:: WHAT THE TASK ASKS ::
Copy the listing verbatim, excluding any images found in it.

###

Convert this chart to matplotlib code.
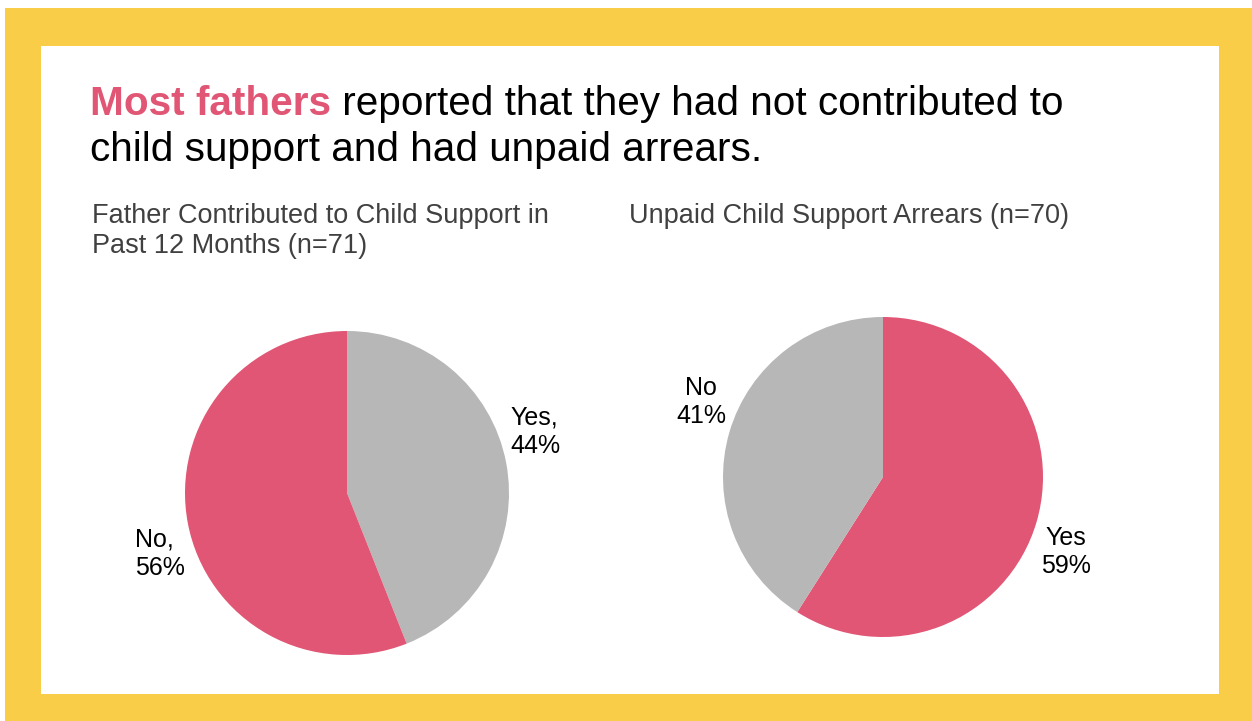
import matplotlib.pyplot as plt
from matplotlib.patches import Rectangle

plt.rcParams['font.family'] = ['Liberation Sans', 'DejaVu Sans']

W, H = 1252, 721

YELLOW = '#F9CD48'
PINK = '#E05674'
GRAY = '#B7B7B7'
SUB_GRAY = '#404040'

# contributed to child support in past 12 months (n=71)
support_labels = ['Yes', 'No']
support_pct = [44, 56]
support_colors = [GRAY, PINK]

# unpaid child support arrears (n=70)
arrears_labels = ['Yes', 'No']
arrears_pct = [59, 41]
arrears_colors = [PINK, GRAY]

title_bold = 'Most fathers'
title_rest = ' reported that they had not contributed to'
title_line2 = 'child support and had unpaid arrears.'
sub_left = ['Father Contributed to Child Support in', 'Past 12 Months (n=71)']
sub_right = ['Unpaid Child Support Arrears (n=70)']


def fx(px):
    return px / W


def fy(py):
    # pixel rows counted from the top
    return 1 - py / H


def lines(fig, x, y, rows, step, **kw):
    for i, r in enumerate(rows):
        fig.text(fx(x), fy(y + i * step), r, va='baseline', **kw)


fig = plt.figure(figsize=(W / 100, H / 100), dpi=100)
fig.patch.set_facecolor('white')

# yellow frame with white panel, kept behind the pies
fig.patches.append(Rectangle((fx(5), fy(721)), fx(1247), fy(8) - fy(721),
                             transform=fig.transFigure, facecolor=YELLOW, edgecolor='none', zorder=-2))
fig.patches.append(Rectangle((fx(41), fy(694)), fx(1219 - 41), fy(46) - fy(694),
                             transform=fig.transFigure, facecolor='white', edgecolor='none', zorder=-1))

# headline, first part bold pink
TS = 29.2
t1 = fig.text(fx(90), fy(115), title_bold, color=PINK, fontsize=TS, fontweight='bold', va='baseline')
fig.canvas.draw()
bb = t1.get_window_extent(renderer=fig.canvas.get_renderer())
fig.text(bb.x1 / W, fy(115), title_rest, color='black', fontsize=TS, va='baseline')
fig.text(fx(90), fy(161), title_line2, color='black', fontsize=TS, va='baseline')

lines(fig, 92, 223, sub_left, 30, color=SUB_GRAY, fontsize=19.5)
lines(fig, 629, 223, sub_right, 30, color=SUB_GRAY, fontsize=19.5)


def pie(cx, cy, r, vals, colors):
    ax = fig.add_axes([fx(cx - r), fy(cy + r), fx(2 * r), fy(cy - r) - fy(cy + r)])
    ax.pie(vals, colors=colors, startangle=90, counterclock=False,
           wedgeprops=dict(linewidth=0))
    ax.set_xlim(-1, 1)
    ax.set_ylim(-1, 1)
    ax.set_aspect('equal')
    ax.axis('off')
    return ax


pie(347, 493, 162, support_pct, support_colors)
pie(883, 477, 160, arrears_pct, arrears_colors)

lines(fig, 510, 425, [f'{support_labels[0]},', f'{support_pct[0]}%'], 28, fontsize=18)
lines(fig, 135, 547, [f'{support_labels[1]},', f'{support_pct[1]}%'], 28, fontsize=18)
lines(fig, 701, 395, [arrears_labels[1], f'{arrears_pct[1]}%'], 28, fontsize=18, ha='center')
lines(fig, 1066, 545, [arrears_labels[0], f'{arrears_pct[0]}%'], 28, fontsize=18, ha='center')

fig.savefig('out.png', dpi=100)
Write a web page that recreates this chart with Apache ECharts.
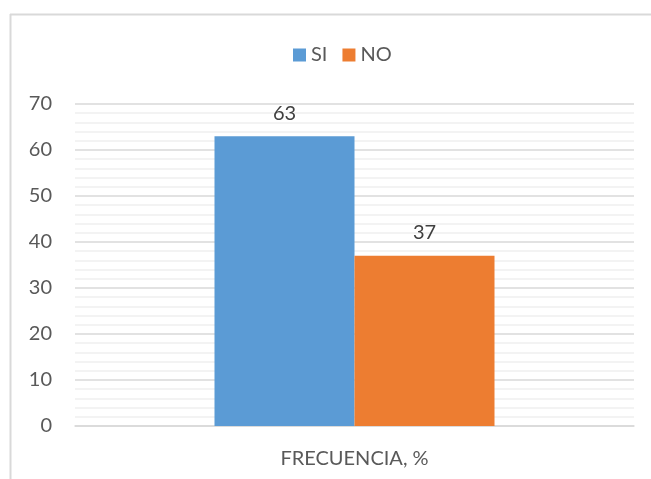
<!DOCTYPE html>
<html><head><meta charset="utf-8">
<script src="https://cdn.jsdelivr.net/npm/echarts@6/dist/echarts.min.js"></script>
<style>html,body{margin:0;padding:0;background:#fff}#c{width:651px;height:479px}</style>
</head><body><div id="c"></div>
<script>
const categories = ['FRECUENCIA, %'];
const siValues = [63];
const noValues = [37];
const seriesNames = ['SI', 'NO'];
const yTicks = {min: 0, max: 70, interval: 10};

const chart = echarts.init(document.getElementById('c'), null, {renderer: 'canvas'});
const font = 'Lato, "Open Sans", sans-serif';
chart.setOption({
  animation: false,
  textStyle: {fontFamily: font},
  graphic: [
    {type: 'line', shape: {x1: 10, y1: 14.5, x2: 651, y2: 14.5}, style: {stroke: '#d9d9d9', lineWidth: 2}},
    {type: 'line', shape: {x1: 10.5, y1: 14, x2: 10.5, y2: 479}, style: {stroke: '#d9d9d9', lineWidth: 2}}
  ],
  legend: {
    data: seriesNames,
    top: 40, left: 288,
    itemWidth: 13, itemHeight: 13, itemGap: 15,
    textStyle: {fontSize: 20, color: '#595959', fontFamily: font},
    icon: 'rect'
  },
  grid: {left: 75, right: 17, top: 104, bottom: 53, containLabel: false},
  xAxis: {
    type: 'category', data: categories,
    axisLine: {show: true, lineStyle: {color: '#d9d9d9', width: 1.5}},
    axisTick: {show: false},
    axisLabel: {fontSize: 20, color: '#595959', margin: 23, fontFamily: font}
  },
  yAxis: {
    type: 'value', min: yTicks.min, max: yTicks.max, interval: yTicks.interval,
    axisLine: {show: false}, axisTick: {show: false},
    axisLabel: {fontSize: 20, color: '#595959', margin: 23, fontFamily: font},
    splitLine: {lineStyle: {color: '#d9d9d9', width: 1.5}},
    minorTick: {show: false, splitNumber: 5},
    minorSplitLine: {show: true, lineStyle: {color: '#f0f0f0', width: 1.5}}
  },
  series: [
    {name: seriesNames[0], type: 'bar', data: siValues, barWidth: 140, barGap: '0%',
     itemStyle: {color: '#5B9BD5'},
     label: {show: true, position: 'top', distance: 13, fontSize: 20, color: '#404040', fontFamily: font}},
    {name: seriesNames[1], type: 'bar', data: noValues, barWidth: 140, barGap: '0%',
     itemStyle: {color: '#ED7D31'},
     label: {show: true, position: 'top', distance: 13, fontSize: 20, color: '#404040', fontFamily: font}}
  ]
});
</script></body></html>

###

:: ANSWER FOR THE TASK ::
Convert this chart to matplotlib code.
import matplotlib.pyplot as plt
from matplotlib.patches import Rectangle

plt.rcParams['font.family'] = ['Liberation Sans', 'DejaVu Sans']

W, H = 1252, 721

YELLOW = '#F9CD48'
PINK = '#E05674'
GRAY = '#B7B7B7'
SUB_GRAY = '#404040'

# contributed to child support in past 12 months (n=71)
support_labels = ['Yes', 'No']
support_pct = [44, 56]
support_colors = [GRAY, PINK]

# unpaid child support arrears (n=70)
arrears_labels = ['Yes', 'No']
arrears_pct = [59, 41]
arrears_colors = [PINK, GRAY]

title_bold = 'Most fathers'
title_rest = ' reported that they had not contributed to'
title_line2 = 'child support and had unpaid arrears.'
sub_left = ['Father Contributed to Child Support in', 'Past 12 Months (n=71)']
sub_right = ['Unpaid Child Support Arrears (n=70)']


def fx(px):
    return px / W


def fy(py):
    # pixel rows counted from the top
    return 1 - py / H


def lines(fig, x, y, rows, step, **kw):
    for i, r in enumerate(rows):
        fig.text(fx(x), fy(y + i * step), r, va='baseline', **kw)


fig = plt.figure(figsize=(W / 100, H / 100), dpi=100)
fig.patch.set_facecolor('white')

# yellow frame with white panel, kept behind the pies
fig.patches.append(Rectangle((fx(5), fy(721)), fx(1247), fy(8) - fy(721),
                             transform=fig.transFigure, facecolor=YELLOW, edgecolor='none', zorder=-2))
fig.patches.append(Rectangle((fx(41), fy(694)), fx(1219 - 41), fy(46) - fy(694),
                             transform=fig.transFigure, facecolor='white', edgecolor='none', zorder=-1))

# headline, first part bold pink
TS = 29.2
t1 = fig.text(fx(90), fy(115), title_bold, color=PINK, fontsize=TS, fontweight='bold', va='baseline')
fig.canvas.draw()
bb = t1.get_window_extent(renderer=fig.canvas.get_renderer())
fig.text(bb.x1 / W, fy(115), title_rest, color='black', fontsize=TS, va='baseline')
fig.text(fx(90), fy(161), title_line2, color='black', fontsize=TS, va='baseline')

lines(fig, 92, 223, sub_left, 30, color=SUB_GRAY, fontsize=19.5)
lines(fig, 629, 223, sub_right, 30, color=SUB_GRAY, fontsize=19.5)


def pie(cx, cy, r, vals, colors):
    ax = fig.add_axes([fx(cx - r), fy(cy + r), fx(2 * r), fy(cy - r) - fy(cy + r)])
    ax.pie(vals, colors=colors, startangle=90, counterclock=False,
           wedgeprops=dict(linewidth=0))
    ax.set_xlim(-1, 1)
    ax.set_ylim(-1, 1)
    ax.set_aspect('equal')
    ax.axis('off')
    return ax


pie(347, 493, 162, support_pct, support_colors)
pie(883, 477, 160, arrears_pct, arrears_colors)

lines(fig, 510, 425, [f'{support_labels[0]},', f'{support_pct[0]}%'], 28, fontsize=18)
lines(fig, 135, 547, [f'{support_labels[1]},', f'{support_pct[1]}%'], 28, fontsize=18)
lines(fig, 701, 395, [arrears_labels[1], f'{arrears_pct[1]}%'], 28, fontsize=18, ha='center')
lines(fig, 1066, 545, [arrears_labels[0], f'{arrears_pct[0]}%'], 28, fontsize=18, ha='center')

fig.savefig('out.png', dpi=100)
Write a web page that recreates this chart with Apache ECharts.
<!DOCTYPE html>
<html><head><meta charset="utf-8">
<script src="https://cdn.jsdelivr.net/npm/echarts@6/dist/echarts.min.js"></script>
<style>html,body{margin:0;padding:0;background:#fff}#c{width:651px;height:479px}</style>
</head><body><div id="c"></div>
<script>
const categories = ['FRECUENCIA, %'];
const siValues = [63];
const noValues = [37];
const seriesNames = ['SI', 'NO'];
const yTicks = {min: 0, max: 70, interval: 10};

const chart = echarts.init(document.getElementById('c'), null, {renderer: 'canvas'});
const font = 'Lato, "Open Sans", sans-serif';
chart.setOption({
  animation: false,
  textStyle: {fontFamily: font},
  graphic: [
    {type: 'line', shape: {x1: 10, y1: 14.5, x2: 651, y2: 14.5}, style: {stroke: '#d9d9d9', lineWidth: 2}},
    {type: 'line', shape: {x1: 10.5, y1: 14, x2: 10.5, y2: 479}, style: {stroke: '#d9d9d9', lineWidth: 2}}
  ],
  legend: {
    data: seriesNames,
    top: 40, left: 288,
    itemWidth: 13, itemHeight: 13, itemGap: 15,
    textStyle: {fontSize: 20, color: '#595959', fontFamily: font},
    icon: 'rect'
  },
  grid: {left: 75, right: 17, top: 104, bottom: 53, containLabel: false},
  xAxis: {
    type: 'category', data: categories,
    axisLine: {show: true, lineStyle: {color: '#d9d9d9', width: 1.5}},
    axisTick: {show: false},
    axisLabel: {fontSize: 20, color: '#595959', margin: 23, fontFamily: font}
  },
  yAxis: {
    type: 'value', min: yTicks.min, max: yTicks.max, interval: yTicks.interval,
    axisLine: {show: false}, axisTick: {show: false},
    axisLabel: {fontSize: 20, color: '#595959', margin: 23, fontFamily: font},
    splitLine: {lineStyle: {color: '#d9d9d9', width: 1.5}},
    minorTick: {show: false, splitNumber: 5},
    minorSplitLine: {show: true, lineStyle: {color: '#f0f0f0', width: 1.5}}
  },
  series: [
    {name: seriesNames[0], type: 'bar', data: siValues, barWidth: 140, barGap: '0%',
     itemStyle: {color: '#5B9BD5'},
     label: {show: true, position: 'top', distance: 13, fontSize: 20, color: '#404040', fontFamily: font}},
    {name: seriesNames[1], type: 'bar', data: noValues, barWidth: 140, barGap: '0%',
     itemStyle: {color: '#ED7D31'},
     label: {show: true, position: 'top', distance: 13, fontSize: 20, color: '#404040', fontFamily: font}}
  ]
});
</script></body></html>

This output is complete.